Showing posts with label gardenway cart. Show all posts
Showing posts with label gardenway cart. Show all posts

Saturday, December 3, 2011

The thing about gardening...

Is that there is always next year to look forward to. I always have big garden plans, sometimes too big.  When I bought this land and decided to build a house a couple of years ago I planned for a garden space.  I wanted something that would be easy to maintain and work around so I built raised beds.
The raised beds turned out to be significantly more work then I had thought (isn't everything!).  The biggest problem with raised beds is finding enough soil to fill them.  The soil here is very poor.  It is 80% rock held together by wet, acidic clay. I suppose I could have purchased a truck load of top soil but my budget just couldn't handle buying dirt.  For the past two years, I have been filling in these beds with layers of mulch, horse manure and what soil I could manage to transport from other parts of the property.  I made some feeble attempts to plant a few things in my beds with very poor results.  Not only were my soil building attempts still too raw but, building a house and a barn on my own was so overwhelming that nearly everything else got pushed aside.  The garden most of all.

This past Spring, the soil in my beds actually started to look like soil and I had high hopes.  I planted something in every bed and I did actually get a harvest.  However, I still wasn't able to devote the time it really needs and as a result, my garden got completely out of control this summer. The whole thing turned into a giant morass of  impenetrable weeds.  I finally gave up on it and just let the weeds go until freezing temperatures beat them into submission.  This past week, while we have been enjoying unseasonably nice weather, I finally tackled the garden.  I ruthlessly pulled everything out of each bed, turned the soil and added a cart load of aged manure (which I finally have, thanks to the horses) to each one. 

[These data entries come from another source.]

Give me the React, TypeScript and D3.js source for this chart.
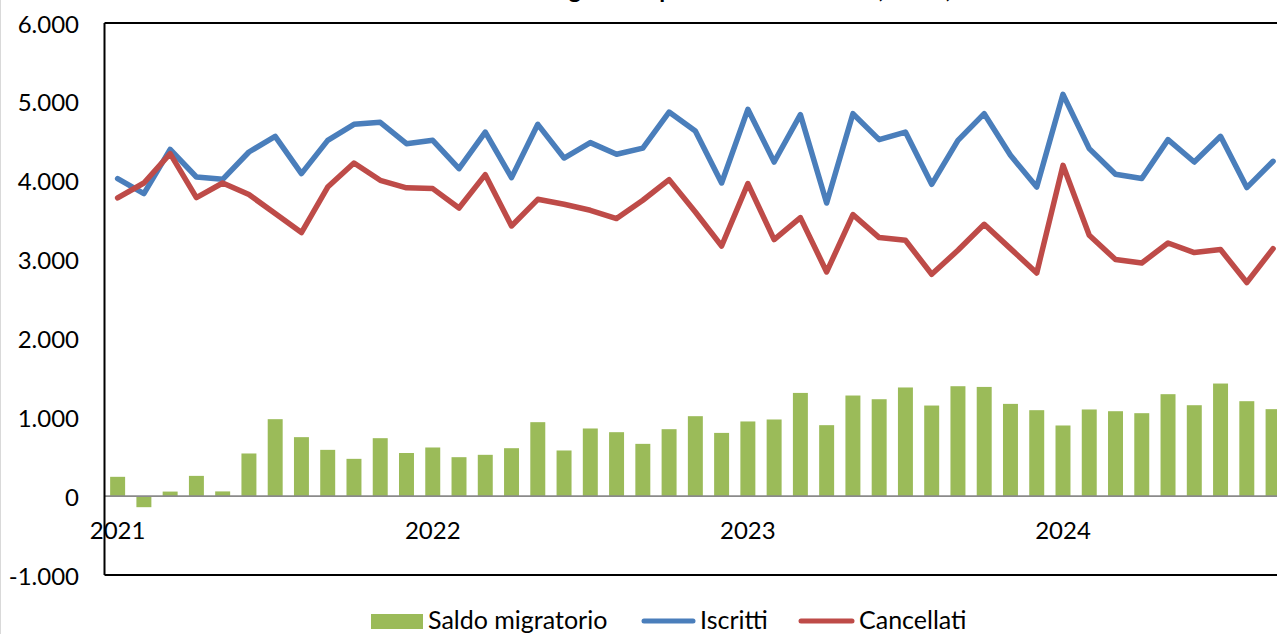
import React from "react";
import * as d3 from "d3";

// ---- data (Jan 2021 - Sep 2024, monthly) ----
const months = [
  "2021-01","2021-02","2021-03","2021-04","2021-05","2021-06","2021-07","2021-08","2021-09","2021-10","2021-11","2021-12",
  "2022-01","2022-02","2022-03","2022-04","2022-05","2022-06","2022-07","2022-08","2022-09","2022-10","2022-11","2022-12",
  "2023-01","2023-02","2023-03","2023-04","2023-05","2023-06","2023-07","2023-08","2023-09","2023-10","2023-11","2023-12",
  "2024-01","2024-02","2024-03","2024-04","2024-05","2024-06","2024-07","2024-08","2024-09",
];

const saldoMigratorio = [
  245, -140, 58, 257, 60, 541, 976, 748, 587, 473, 735, 547,
  617, 494, 524, 608, 938, 579, 858, 811, 663, 849, 1014, 802,
  947, 972, 1309, 900, 1276, 1229, 1378, 1149, 1394, 1385, 1170, 1090,
  896, 1099, 1077, 1052, 1293, 1153, 1428, 1204, 1103,
];

const iscritti = [
  4027, 3837, 4398, 4047, 4018, 4364, 4563, 4090, 4512, 4715, 4740, 4470,
  4512, 4153, 4617, 4039, 4715, 4288, 4483, 4335, 4414, 4871, 4630, 3971,
  4905, 4237, 4838, 3717, 4850, 4521, 4617, 3954, 4512, 4850, 4322, 3920,
  5095, 4407, 4081, 4027, 4521, 4237, 4563, 3913, 4246,
];

const cancellati = [
  3781, 3971, 4343, 3786, 3971, 3824, 3583, 3342, 3920, 4224, 4005, 3910,
  3900, 3654, 4077, 3426, 3764, 3701, 3625, 3520, 3752, 4014, 3603, 3172,
  3963, 3253, 3532, 2843, 3570, 3279, 3245, 2814, 3118, 3447, 3139, 2830,
  4195, 3308, 3000, 2957, 3210, 3089, 3127, 2709, 3139,
];

const yearLabels = ["2021", "2022", "2023", "2024"];
const yearStartMonths = ["2021-01", "2022-01", "2023-01", "2024-01"];
const yTicks = [-1000, 0, 1000, 2000, 3000, 4000, 5000, 6000];

const seriesNames = ["Saldo migratorio", "Iscritti", "Cancellati"];
const title = "Saldo migratorio per mese. Anni 2021, 2022, 2023 e 2024";

// ---- style ----
const W = 1277;
const H = 634;
const FONT = "Lato, 'Open Sans', sans-serif";
const GREEN = "#9BBB59";
const BLUE = "#4A7EBB";
const RED = "#BE4B48";

const plotLeft = 104.5;
const step = 26.26;
const plotRight = plotLeft + months.length * step;
const plotTop = 23;
const plotBottom = 575;

const locale = d3.formatLocale({
  decimal: ",",
  thousands: ".",
  grouping: [3],
  currency: ["€", ""],
  minus: "-",
});
const fmt = locale.format(",d");

export default function App() {
  const x = d3
    .scaleBand<string>()
    .domain(months)
    .range([plotLeft, plotRight])
    .paddingInner(0.43)
    .paddingOuter(0.215);
  const y = d3.scaleLinear().domain([-1000, 6000]).range([plotBottom, plotTop]);
  const cx = (m: string) => (x(m) as number) + x.bandwidth() / 2;

  const line = d3
    .line<number>()
    .x((_, i) => cx(months[i]))
    .y((d) => y(d));

  return (
    <svg
      width={W}
      height={H}
      style={{ position: "absolute", left: 0, top: 0, background: "#fff" }}
      fontFamily={FONT}
    >
      <rect x={0} y={0} width={W} height={H} fill="#fff" />
      <line x1={0.5} x2={0.5} y1={0} y2={H} stroke="#d9d9d9" strokeWidth={1} />

      {/* title (cropped at the top, as in the source) */}
      <text x={478} y={-2} fontSize={24} fontWeight="bold" fill="#000">
        {title}
      </text>

      {/* bars */}
      {saldoMigratorio.map((v, i) => (
        <rect
          key={months[i]}
          x={x(months[i])}
          width={x.bandwidth()}
          y={Math.min(y(v), y(0))}
          height={Math.abs(y(v) - y(0))}
          fill={GREEN}
        />
      ))}

      {/* zero line */}
      <line x1={plotLeft} x2={plotRight} y1={y(0)} y2={y(0)} stroke="#8a8a8a" strokeWidth={1.75} />

      {/* lines */}
      <path d={line(iscritti) || ""} fill="none" stroke={BLUE} strokeWidth={5.5} strokeLinejoin="round" strokeLinecap="round" />
      <path d={line(cancellati) || ""} fill="none" stroke={RED} strokeWidth={5.5} strokeLinejoin="round" strokeLinecap="round" />

      {/* frame */}
      <line x1={plotLeft} x2={plotRight} y1={plotTop} y2={plotTop} stroke="#000" strokeWidth={2} />
      <line x1={plotLeft} x2={plotRight} y1={plotBottom} y2={plotBottom} stroke="#000" strokeWidth={2} />
      <line x1={plotLeft} x2={plotLeft} y1={plotTop} y2={plotBottom} stroke="#000" strokeWidth={2} />

      {/* y axis labels */}
      {yTicks.map((t) => (
        <text key={t} x={79} y={y(t)} textAnchor="end" dominantBaseline="central" fontSize={24} fill="#000">
          {fmt(t)}
        </text>
      ))}

      {/* x axis labels */}
      {yearLabels.map((lab, i) => (
        <text key={lab} x={cx(yearStartMonths[i])} y={539} textAnchor="middle" fontSize={24} fill="#000">
          {lab}
        </text>
      ))}

      {/* legend */}
      <rect x={371} y={614} width={52} height={15} fill={GREEN} />
      <text x={428} y={629} fontSize={25} fill="#000">{seriesNames[0]}</text>
      <line x1={644} x2={693} y1={621} y2={621} stroke={BLUE} strokeWidth={5} strokeLinecap="round" />
      <text x={700} y={629} fontSize={25} fill="#000">{seriesNames[1]}</text>
      <line x1={801} x2={852} y1={621} y2={621} stroke={RED} strokeWidth={5} strokeLinecap="round" />
      <text x={859} y={629} fontSize={25} fill="#000">{seriesNames[2]}</text>
    </svg>
  );
}
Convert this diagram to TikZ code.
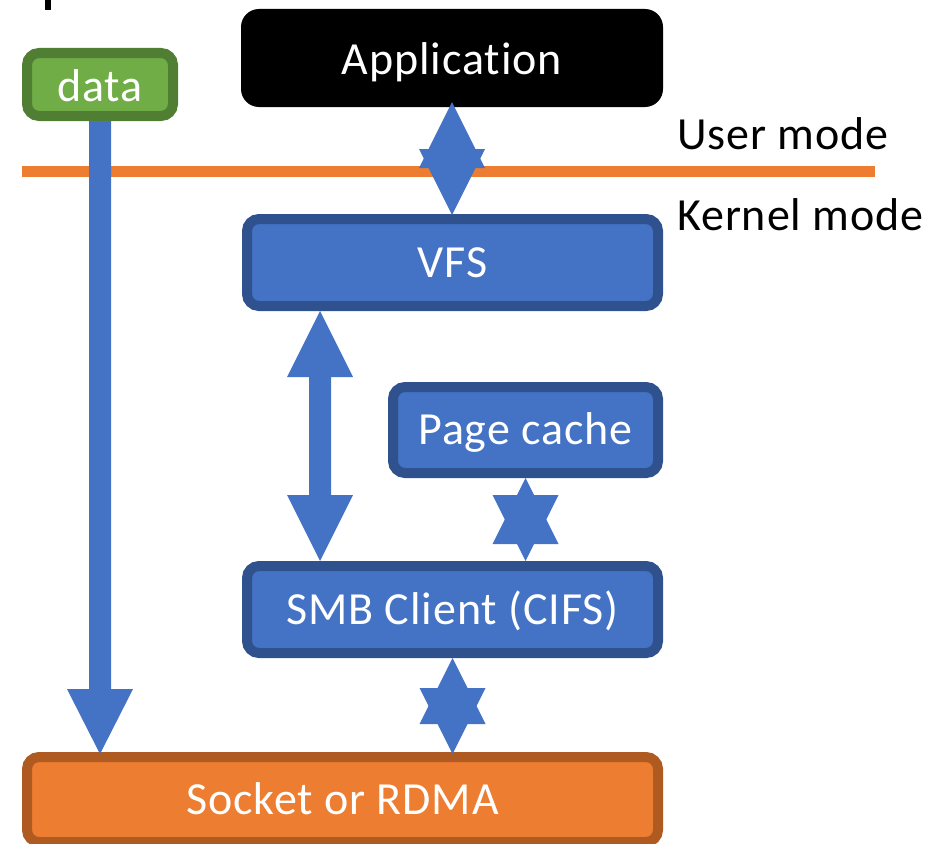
\documentclass[tikz,border=0pt]{standalone}
\usepackage{fontspec}
\setmainfont{Carlito}[Ligatures=NoCommon, LetterSpace=2]
\usetikzlibrary{calc}

\definecolor{boxblue}{HTML}{4472C4}
\definecolor{boxblueedge}{HTML}{2F528F}
\definecolor{boxgreen}{HTML}{70AD47}
\definecolor{boxgreenedge}{HTML}{507E32}
\definecolor{boxorange}{HTML}{ED7D31}
\definecolor{boxorangeedge}{HTML}{AE5A21}

\tikzset{
  lbl/.style={font=\fontsize{46}{55}\selectfont, text height=29.6pt, text depth=0pt, inner sep=0pt},
  layerbox/.style={lbl, text=white, rectangle, rounded corners=12pt, line width=10pt},
  bluebox/.style={layerbox, fill=boxblue, draw=boxblueedge},
  greenbox/.style={layerbox, fill=boxgreen, draw=boxgreenedge},
  orangebox/.style={layerbox, fill=boxorange, draw=boxorangeedge},
  appbox/.style={lbl, text=white, rectangle, rounded corners=18pt, fill=black},
  flow/.style={fill=boxblue},
  modeline/.style={draw=boxorange, line width=11pt},
  modetext/.style={lbl, text=black, anchor=base west}
}

% two overlapping arrow heads pointing at #1 (up) and #2 (down)
\newcommand{\twinheads}[2]{%
  \fill[flow] #1 -- ++(-33,66) -- ++(66,0) -- cycle;
  \fill[flow] #2 -- ++(-33,-66) -- ++(66,0) -- cycle;
}

\begin{document}
\begin{tikzpicture}[x=1pt,y=-1pt]
\useasboundingbox (0,0) rectangle (925,843);

% stroke left over from a heading above
\fill[black] (45,0) rectangle (51,10);

% user / kernel boundary
\coordinate (lineL) at (22,171.5);
\coordinate (lineR) at (875,171.5);
\draw[modeline] (lineL) -- (lineR);
\node[modetext] (user) at (677,149) {User mode};
\node[modetext] (kernel) at (677,230) {Kernel mode};

% layers
\node[appbox, minimum width=422pt, minimum height=98pt] (app) at (452,58) {\raisebox{-2pt}{Application}};
\node[greenbox, minimum width=146pt, minimum height=63pt] (data) at (100,84.5) {\raisebox{-2pt}{data}};
\node[bluebox, minimum width=411pt, minimum height=87pt] (vfs) at (452.5,262.5) {VFS};
\node[bluebox, minimum width=265pt, minimum height=86pt] (page) at (525.5,430) {Page cache};
\node[bluebox, minimum width=411pt, minimum height=87pt] (smb) at (452.5,609.5) {SMB Client (CIFS)};
\node[orangebox, minimum width=631pt, minimum height=85pt] (sock) at (342.5,799.5) {Socket or RDMA};

% Application <-> VFS
\coordinate (a1) at ([yshift=5pt]app.south);
\coordinate (a2) at ([xshift=-0.5pt,yshift=-1pt]vfs.north);
\twinheads{(a1)}{(a2)}

% VFS <-> SMB client
\coordinate (v1) at ([xshift=-132.5pt]vfs.south);
\coordinate (v2) at ([xshift=-132.5pt]smb.north);
\fill[flow] (v1) -- ++(33,66) -- ++(-22,0) -- ($(v2)+(11,-66)$) -- ++(22,0) -- (v2)
  -- ++(-33,-66) -- ++(22,0) -- ($(v1)+(-11,66)$) -- ++(-22,0) -- cycle;

% Page cache <-> SMB client
\coordinate (p1) at (page.south);
\coordinate (p2) at (page.south |- smb.north);
\twinheads{(p1)}{(p2)}

% SMB client <-> socket
\coordinate (s1) at (smb.south);
\coordinate (s2) at ([yshift=-2pt]smb.south |- sock.north);
\twinheads{(s1)}{(s2)}

% data path straight down to the socket
\coordinate (d1) at (data.south);
\coordinate (d2) at ([yshift=-2pt]data.south |- sock.north);
\fill[flow] ($(d1)+(-11,0)$) -- ($(d2)+(-11,-65)$) -- ++(-22,0) -- (d2) -- ++(33,-65)
  -- ++(-22,0) -- ($(d1)+(11,0)$) -- cycle;
\end{tikzpicture}
\end{document}
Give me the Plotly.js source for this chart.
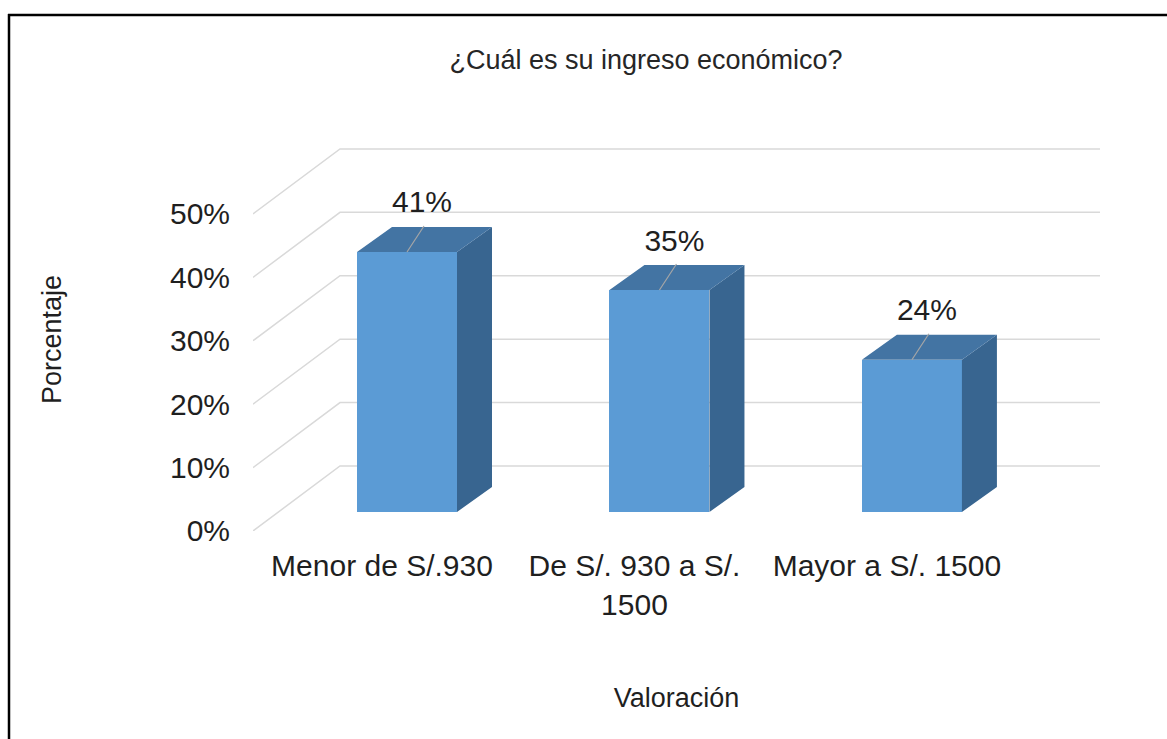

Gardening is tough, I think that everybody who gardens experiences years where nearly everything goes wrong.  A few years ago the whole area was stricken with blight; we had a year of terrible drought and another of so much rain everything rotted. The thing about gardening though, is that every year you can start over, forgive yourself the mistakes you made last season, think about what you want to do different and start making plans.